On "Success"
Yesterday someone tried to insult me by saying that if people aren't clamoring to buy my work that it must be obviously worthless. It always amuses me when people say this, especially other artists (this was a designer), considering the vast history of art full of highly influential artists who never saw success.
These same people who make fun of me are likely influenced themselves by artists like Van Gogh, who was considered a crazy person and an asshole, and never lived to see how millions of people loved his work so much that they'll buy it on kitsch for the next hundred years.
Many of people's most beloved examples of major artistic thinkers never knew fame or even success in their lifetime: this means that they had to pursue the often strange and avant-garde things they were doing WITHOUT support or praise from the system or the people in general.
They had to tune out the people calling them a failure for not being financially successful, and continue what they were doing, in order to fully realize their artistic achievement. If they had listened to those people, that work would never have been created.

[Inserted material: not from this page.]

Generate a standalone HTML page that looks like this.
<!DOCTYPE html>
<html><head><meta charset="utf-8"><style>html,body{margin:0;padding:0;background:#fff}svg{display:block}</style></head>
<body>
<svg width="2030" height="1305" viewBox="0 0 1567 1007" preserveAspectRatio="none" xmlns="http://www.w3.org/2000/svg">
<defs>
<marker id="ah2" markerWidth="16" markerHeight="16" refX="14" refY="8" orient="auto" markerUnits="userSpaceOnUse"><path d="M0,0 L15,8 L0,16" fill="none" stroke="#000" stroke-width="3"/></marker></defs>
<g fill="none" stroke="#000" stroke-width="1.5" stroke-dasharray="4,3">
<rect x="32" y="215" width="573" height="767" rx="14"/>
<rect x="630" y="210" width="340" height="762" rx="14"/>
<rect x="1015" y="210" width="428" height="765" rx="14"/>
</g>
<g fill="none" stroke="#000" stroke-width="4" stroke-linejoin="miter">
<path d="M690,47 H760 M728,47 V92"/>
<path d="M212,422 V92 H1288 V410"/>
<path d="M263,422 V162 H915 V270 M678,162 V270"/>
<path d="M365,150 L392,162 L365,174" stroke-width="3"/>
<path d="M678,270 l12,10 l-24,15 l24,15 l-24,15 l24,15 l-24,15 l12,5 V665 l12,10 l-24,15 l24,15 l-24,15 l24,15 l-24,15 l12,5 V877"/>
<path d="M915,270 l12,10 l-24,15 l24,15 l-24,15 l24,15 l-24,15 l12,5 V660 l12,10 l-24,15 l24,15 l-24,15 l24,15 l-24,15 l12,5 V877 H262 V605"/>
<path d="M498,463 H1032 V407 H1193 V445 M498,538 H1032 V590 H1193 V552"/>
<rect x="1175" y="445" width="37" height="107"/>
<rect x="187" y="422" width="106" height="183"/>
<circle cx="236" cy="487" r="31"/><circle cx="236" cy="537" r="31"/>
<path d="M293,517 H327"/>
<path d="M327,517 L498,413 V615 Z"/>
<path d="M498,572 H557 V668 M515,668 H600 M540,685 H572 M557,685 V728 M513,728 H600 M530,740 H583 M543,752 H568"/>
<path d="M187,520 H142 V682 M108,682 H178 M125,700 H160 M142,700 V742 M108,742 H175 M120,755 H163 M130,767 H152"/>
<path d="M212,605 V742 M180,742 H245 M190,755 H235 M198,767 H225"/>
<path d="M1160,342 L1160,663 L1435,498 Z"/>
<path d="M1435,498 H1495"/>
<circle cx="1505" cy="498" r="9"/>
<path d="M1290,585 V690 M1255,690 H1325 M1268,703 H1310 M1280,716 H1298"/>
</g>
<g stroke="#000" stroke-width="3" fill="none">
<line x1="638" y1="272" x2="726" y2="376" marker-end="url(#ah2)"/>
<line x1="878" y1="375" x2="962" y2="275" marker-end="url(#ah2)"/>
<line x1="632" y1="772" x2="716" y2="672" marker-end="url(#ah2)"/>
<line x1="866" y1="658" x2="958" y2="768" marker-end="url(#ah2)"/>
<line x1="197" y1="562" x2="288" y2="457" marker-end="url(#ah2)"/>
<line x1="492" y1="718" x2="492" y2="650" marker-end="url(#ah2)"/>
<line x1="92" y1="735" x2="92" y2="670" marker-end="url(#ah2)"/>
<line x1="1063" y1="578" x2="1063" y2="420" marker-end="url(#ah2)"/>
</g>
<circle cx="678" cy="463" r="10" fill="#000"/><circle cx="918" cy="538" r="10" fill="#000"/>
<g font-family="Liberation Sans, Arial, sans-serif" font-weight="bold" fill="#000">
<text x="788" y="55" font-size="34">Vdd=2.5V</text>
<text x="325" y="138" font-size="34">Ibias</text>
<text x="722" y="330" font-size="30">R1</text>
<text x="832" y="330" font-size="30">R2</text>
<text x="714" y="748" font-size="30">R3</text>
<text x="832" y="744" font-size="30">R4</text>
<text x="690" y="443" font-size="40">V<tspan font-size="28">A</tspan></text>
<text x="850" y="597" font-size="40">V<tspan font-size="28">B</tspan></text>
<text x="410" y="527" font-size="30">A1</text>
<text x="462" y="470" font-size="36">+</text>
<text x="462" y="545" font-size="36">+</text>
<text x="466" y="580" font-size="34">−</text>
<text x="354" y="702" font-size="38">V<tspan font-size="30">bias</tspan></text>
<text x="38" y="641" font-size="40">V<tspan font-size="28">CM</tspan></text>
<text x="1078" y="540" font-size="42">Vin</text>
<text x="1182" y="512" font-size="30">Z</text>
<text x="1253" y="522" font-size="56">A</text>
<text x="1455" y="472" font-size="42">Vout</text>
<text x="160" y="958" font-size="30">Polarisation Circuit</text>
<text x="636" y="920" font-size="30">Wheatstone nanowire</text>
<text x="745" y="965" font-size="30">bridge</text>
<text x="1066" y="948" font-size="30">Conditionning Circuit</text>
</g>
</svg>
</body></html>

I am 0% interested in being famous, or making a ton of money. I have the things I'm trying to do that come from within me and I want to make the work, & that is my ultimate priority: the work. It is not about how much the people like my work, because the people have proven over and over again that they are often wrong (& late).

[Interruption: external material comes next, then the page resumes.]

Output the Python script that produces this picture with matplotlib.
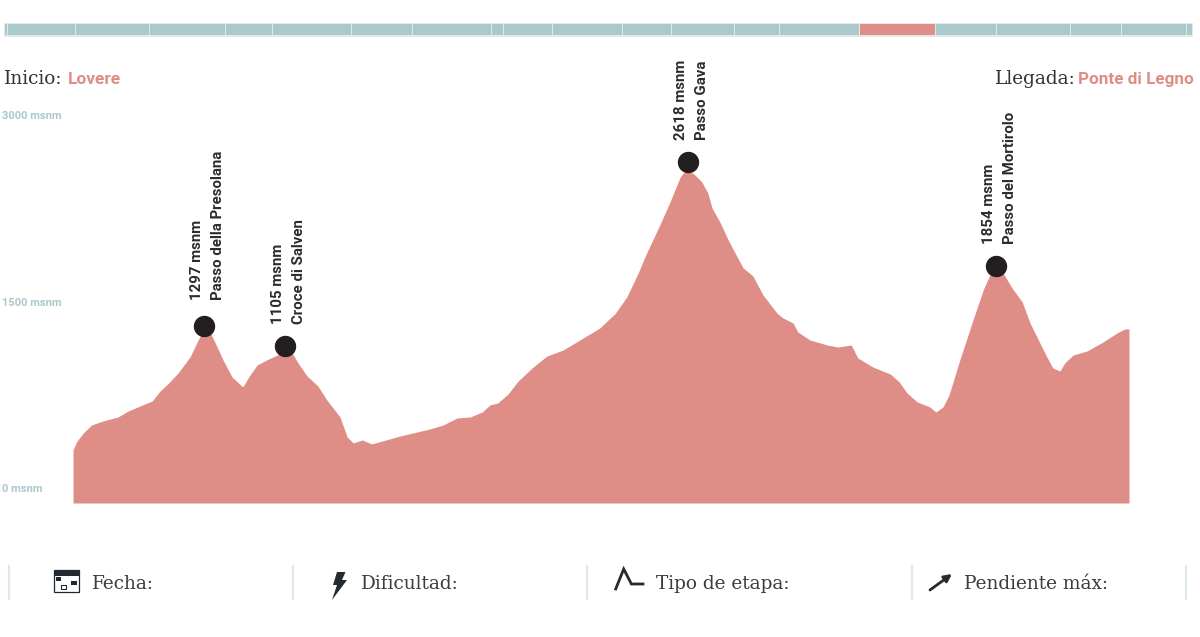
import matplotlib
matplotlib.use('Agg')
import matplotlib.pyplot as plt
from matplotlib.patches import Rectangle, Polygon

# perfil de la etapa
km = [0, 0.6, 1.7, 3.1, 5, 7.5, 9.2, 11.2, 13.2, 14.5, 15.8, 17.5, 19.5, 20.7, 21.7, 22.5, 23.7, 25, 26.5, 28.3,
      29.5, 30.7, 32.3, 34.8, 36.5, 37.5, 39, 40.8, 42.3, 44.5, 45.7, 46.7, 48.2, 49.8, 54.5, 59.5, 61.7, 64, 66.2,
      68.2, 69.5, 70.8, 72.5, 74.2, 76.5, 79, 81.7, 84.5, 87.8, 89.2, 90.3, 92.3, 94.2, 95.3, 97.8, 99.5, 101.2,
      102, 103.3, 104.8, 105.8, 106.5, 107.8, 109.2, 110.7, 111.7, 113.3, 115, 117.3, 118.3, 120, 120.8, 122.8,
      125.7, 127.5, 129.7, 130.8, 133.3, 136.2, 137.7, 139, 140.7, 142.8, 143.8, 145, 146, 147.8, 150, 151.7,
      152.8, 155, 156.5, 158.2, 159.5, 162.3, 163.3, 164.5, 165.3, 166.7, 169, 171.7, 174, 175.3, 176]
altura = [306, 372, 442, 507, 539, 571, 619, 660, 700, 780, 837, 925, 1054, 1175, 1271, 1287, 1167, 1030, 893, 813,
          909, 990, 1030, 1086, 1086, 1006, 901, 821, 708, 571, 410, 362, 386, 354, 418, 475, 507, 563, 571,
          611, 668, 684, 756, 861, 965, 1062, 1110, 1191, 1287, 1352, 1400, 1537, 1730, 1858, 2116, 2301, 2502,
          2550, 2534, 2462, 2373, 2253, 2140, 1995, 1858, 1770, 1706, 1553, 1408, 1368, 1327, 1255, 1191,
          1150, 1134, 1150, 1046, 973, 917, 853, 764, 692, 652, 611, 652, 748, 1030, 1352, 1593,
          1714, 1730, 1609, 1496, 1327, 1054, 965, 941, 1006, 1070, 1102, 1175, 1247, 1279, 1279]

# puertos
puerto_km = [21.8, 35.3, 102.5, 153.8]
puerto_alt = [1303, 1142, 2622, 1786]
puerto_msnm = ['1297 msnm', '1105 msnm', '2618 msnm', '1854 msnm']
puerto_nombre = ['Passo della Presolana', 'Croce di Salven', 'Passo Gava', 'Passo del Mortirolo']

ticks_alt = [0, 1500, 3000]
ticks_txt = ['0 msnm', '1500 msnm', '3000 msnm']

# tramos de la barra superior
tramos = [4.6, 7, 75.4, 149, 225.8, 272.9, 351, 412.5, 491, 503.6, 552.6, 622, 671.6, 734.7, 779, 859.5, 935, 996,
          1070, 1121, 1186, 1192]
tramo_activo = 15

ROJO = '#df8e87'
VERDE = '#a9c9ca'
OSCURO = '#1f2730'
SERIF = ['DejaVu Serif']
NARROW = ['Roboto', 'DejaVu Sans']

fig = plt.figure(figsize=(12, 6.37), dpi=100, facecolor='white')

# capa en pixeles para barra, textos e iconos
ov = fig.add_axes([0, 0, 1, 1])
ov.set_xlim(0, 1200)
ov.set_ylim(637, 0)
ov.axis('off')

# grafico principal
ax = fig.add_axes([73 / 1200, (637 - 503) / 637, 1056 / 1200, 403 / 637])
ax.patch.set_alpha(0)
ax.set_xlim(0, 176)
ax.set_ylim(-121, 3121)
for s in ax.spines.values():
    s.set_visible(False)
ax.fill_between(km, altura, -121, color=ROJO, lw=0)
ax.set_xticks([])
ax.set_yticks(ticks_alt)
ax.set_yticklabels(ticks_txt, family=NARROW, color=VERDE, fontsize=8, ha='left', weight='bold')
ax.tick_params(axis='y', length=0, pad=51)

ax.scatter(puerto_km, puerto_alt, s=207, color='#231f20', zorder=5, clip_on=False)
for k, a, m, n, dy in zip(puerto_km, puerto_alt, puerto_msnm, puerto_nombre, [19, 16, 16, 16]):
    ax.annotate(m, (k, a), xytext=(-5, dy), textcoords='offset points', rotation=90, ha='center', va='bottom',
                family=NARROW, fontsize=10.8, color='#2a2d30', weight='bold')
    ax.annotate(n, (k, a), xytext=(10.2, dy), textcoords='offset points', rotation=90, ha='center', va='bottom',
                family=NARROW, fontsize=10.8, color='#2a2d30', weight='bold')

# barra superior
ov.add_patch(Rectangle((4, 22.5), 1189, 14, color='#dfe9e9', lw=0))
for i in range(len(tramos) - 1):
    ini = tramos[i]
    fin = tramos[i + 1]
    col = ROJO if i == tramo_activo else VERDE
    ov.add_patch(Rectangle((ini + 0.5, 24), fin - ini - 1, 11, color=col, lw=0))

# inicio y llegada
ov.text(4, 84, 'Inicio:', family=SERIF, fontsize=13.3, color='#333333')
ov.text(68, 84, 'Lovere', family=NARROW, fontsize=12.5, color=ROJO, weight='bold')
ov.text(1076, 84, 'Llegada:', family=SERIF, fontsize=13.3, color='#333333', ha='right')
ov.text(1194, 84, 'Ponte di Legno', family=NARROW, fontsize=12.3, color=ROJO, weight='bold', ha='right')

# pie
for x in [8.5, 293, 587, 912, 1186]:
    ov.plot([x, x], [566, 599], color='#dfe8e8', lw=1.6)
for x, t in zip([92, 361, 656, 964], ['Fecha:', 'Dificultad:', 'Tipo de etapa:', 'Pendiente máx:']):
    ov.text(x, 589, t, family=SERIF, fontsize=13.3, color='#3c3c3c')

# iconos
ov.add_patch(Rectangle((53.5, 569.5), 25, 22.5, fc='white', ec=OSCURO, lw=0.9))
ov.add_patch(Rectangle((53.5, 569.5), 25, 6, color=OSCURO, lw=0))
ov.add_patch(Rectangle((56, 577), 5, 4, color=OSCURO, lw=0))
ov.add_patch(Rectangle((71, 581), 5.5, 4, color=OSCURO, lw=0))
ov.add_patch(Rectangle((60.5, 585), 5, 4, fc='white', ec=OSCURO, lw=0.8))
ov.add_patch(Polygon([(337, 572), (345.5, 572), (342, 580), (347, 580), (332, 600), (337, 585), (333, 585)],
                     closed=True, color='#262b30', lw=0))
ov.plot([615.7, 623.7, 631.4, 643], [589, 569, 584, 584], color='#262b30', lw=2, solid_joinstyle='miter')
ov.annotate('', xy=(952, 574), xytext=(930, 590),
            arrowprops=dict(arrowstyle='-|>', color='#262b30', lw=2, mutation_scale=11, shrinkA=0, shrinkB=0))

fig.savefig('out.png', dpi=100)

I am not going to make art by committee, tailoring my original ideas to instead be something that people identify with more, & will thus maybe pay for; I haven't existed in the usual spaces that people are familiar with, & so I don't have these same common experiences & opinions anyway. It is actually difficult for me, and a struggle, to make work that other people identify with, because my values are radically different from most other people.
Obviously if someone commissions something, they request what they want, and that's not what I'm talking about here; I'm talking about radically changing the subject matter of my work so that it would appeal to more people---which I am not interested in trying to do.

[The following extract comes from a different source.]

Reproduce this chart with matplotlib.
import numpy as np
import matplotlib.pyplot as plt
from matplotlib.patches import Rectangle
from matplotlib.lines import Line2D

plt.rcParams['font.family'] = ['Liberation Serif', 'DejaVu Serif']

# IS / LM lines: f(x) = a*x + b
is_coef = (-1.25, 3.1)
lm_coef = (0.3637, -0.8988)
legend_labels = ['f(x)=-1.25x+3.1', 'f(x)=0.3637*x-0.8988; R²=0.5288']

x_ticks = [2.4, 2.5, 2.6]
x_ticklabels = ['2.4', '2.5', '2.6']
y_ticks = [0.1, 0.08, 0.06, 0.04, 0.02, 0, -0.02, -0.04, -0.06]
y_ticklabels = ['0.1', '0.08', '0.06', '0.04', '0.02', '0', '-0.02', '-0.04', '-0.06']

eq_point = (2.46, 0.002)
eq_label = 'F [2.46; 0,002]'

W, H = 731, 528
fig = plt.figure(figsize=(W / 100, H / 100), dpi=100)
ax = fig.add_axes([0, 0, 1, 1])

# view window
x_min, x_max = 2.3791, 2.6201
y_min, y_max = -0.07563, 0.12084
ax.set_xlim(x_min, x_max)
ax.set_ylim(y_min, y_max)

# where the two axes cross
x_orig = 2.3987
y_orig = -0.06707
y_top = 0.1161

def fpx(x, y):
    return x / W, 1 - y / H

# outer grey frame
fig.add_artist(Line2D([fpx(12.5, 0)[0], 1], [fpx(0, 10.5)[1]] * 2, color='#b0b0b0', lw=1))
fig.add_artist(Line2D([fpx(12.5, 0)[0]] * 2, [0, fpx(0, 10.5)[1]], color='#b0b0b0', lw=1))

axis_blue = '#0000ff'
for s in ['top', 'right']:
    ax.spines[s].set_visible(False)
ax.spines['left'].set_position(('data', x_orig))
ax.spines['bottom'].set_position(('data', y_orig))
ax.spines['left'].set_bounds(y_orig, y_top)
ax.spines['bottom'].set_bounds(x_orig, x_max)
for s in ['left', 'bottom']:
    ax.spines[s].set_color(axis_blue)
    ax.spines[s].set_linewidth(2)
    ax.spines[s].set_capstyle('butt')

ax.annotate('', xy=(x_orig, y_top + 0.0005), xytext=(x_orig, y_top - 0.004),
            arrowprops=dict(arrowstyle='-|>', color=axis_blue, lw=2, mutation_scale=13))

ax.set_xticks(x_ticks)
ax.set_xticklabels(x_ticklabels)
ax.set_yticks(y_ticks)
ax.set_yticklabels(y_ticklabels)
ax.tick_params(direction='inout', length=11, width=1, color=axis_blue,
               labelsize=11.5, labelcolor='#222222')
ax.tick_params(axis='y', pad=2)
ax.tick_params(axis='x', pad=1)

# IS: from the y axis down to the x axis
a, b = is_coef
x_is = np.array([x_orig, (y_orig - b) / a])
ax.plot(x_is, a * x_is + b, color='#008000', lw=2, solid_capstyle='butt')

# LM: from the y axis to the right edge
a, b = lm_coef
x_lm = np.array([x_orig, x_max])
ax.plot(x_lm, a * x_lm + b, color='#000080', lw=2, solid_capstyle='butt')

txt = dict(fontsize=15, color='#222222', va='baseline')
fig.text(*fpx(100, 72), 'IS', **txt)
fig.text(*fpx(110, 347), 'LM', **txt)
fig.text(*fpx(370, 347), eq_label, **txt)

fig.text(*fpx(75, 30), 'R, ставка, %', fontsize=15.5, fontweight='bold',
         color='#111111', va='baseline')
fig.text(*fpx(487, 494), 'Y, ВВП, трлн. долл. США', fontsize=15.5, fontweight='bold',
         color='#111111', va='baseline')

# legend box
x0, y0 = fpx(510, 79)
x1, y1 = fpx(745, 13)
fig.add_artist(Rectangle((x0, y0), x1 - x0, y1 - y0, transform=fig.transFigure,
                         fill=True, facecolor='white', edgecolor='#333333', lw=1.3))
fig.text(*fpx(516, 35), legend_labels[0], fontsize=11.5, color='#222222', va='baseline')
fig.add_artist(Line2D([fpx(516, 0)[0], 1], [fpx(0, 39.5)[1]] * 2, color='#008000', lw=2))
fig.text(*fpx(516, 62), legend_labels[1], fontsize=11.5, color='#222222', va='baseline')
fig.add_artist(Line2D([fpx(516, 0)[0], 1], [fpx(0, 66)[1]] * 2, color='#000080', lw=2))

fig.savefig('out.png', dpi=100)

I can only make my work, and be completely true to the visions I have; that is what the world needs of me as an artist (while also not being an asshole etc.). It does not need more people churning out what people want to see; honestly the robots are already really good at that.
And really, other artists should never scoff at artists who are less successful, ever, especially if you know anything about the history of art. It's fine to keep your superior feelings to yourself.